Can You Ever Skip a Sill Pan? Almost Never for Wood Subfloors
A recurring question from homeowners and even some builders is whether a sill pan is truly necessary when a door or window sits under a deep porch or roof overhang. The prevailing view in codes is permissive; many provisions do not explicitly require sill pans under windows and doors. However, practitioners working in high-wind regions describe wind-driven rain being forced uphill through small gaps in siding and thresholds, and they treat sill pans as practically mandatory for exterior doors in such exposures even when not legally required.
The more conservative building-science position is that drained openings with subsill drainage should be the default in any climate where wind and rain coincide, and that the sill pan is central to that strategy, as described in technical sheets on pan flashing for exterior wall openings. On concrete slabs, an integral seat formed in the slab can sometimes act as a de facto pan, provided framing does not project into the seat and block drainage. But when a door or window bears on wood subflooring, the risk-to-cost ratio is unmistakable.
In practical terms, sill pan flashing is a low-cost, low-visibility insurance policy that protects one of the most vulnerable pieces of your structure. Typical water damage repairs for assemblies with failed flashing run many thousands of dollars, while the material and labor for a pan are a small fraction of that, as outlined in homeowner cost breakdowns on flashing-related water damage. For a design-conscious, security-focused home, treating sill pans as optional is simply out of step with what we know about real-world leaks.

Brief FAQ
Is sill pan flashing required by building code?

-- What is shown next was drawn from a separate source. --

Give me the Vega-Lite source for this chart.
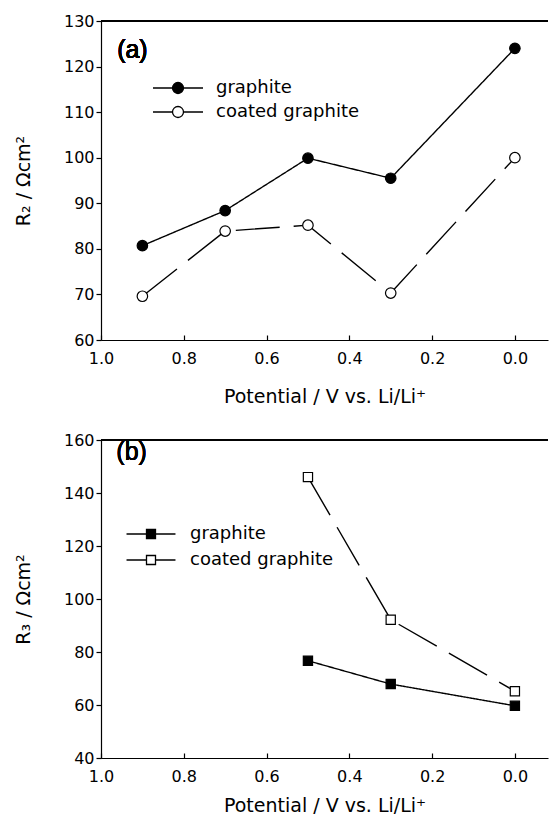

In many jurisdictions, codes describe general weather-resistive barriers and flashing but do not explicitly require sill pans under each opening. Field studies showing frequent leaks at the window–wall interface and industry guidance that treats sill pans as essential for drained openings have pushed best practice beyond the bare minimum, especially over wood subfloors.
Do you still need a sill pan under a covered porch or deep overhang?
Yes, in most cases you should still use one. Deep porches reduce direct wetting but do not eliminate wind-driven rain or occasional washing of doors and siding. Practitioners who work in windy climates routinely install sill pans even under generous overhangs because those rare but intense wetting events are exactly when you most want a controlled drainage path.
Does a sill pan trap water and cause more damage?
A properly detailed pan does the opposite. It remains open at the bottom edge and is sloped or dammed so water moves toward the exterior. Problems arise only when installers seal across weep paths or reverse-lap flashing, turning the pan into a bucket. Following manufacturer instructions and shingle-style layering, such as those provided in resources like the sloped sill pan installation guide, prevents that error.
A clean threshold line, solid-feeling floor, and smoothly latching door are not accidents; they are the visible results of invisible details like sill pan flashing quietly doing their job. If you are designing or renovating a home where curb appeal and long-term security both matter, treat the pan under every exterior opening as non-negotiable. It is one of the smallest upgrades you can make and one of the most powerful for keeping your subfloor—and everything above it—strong and dry.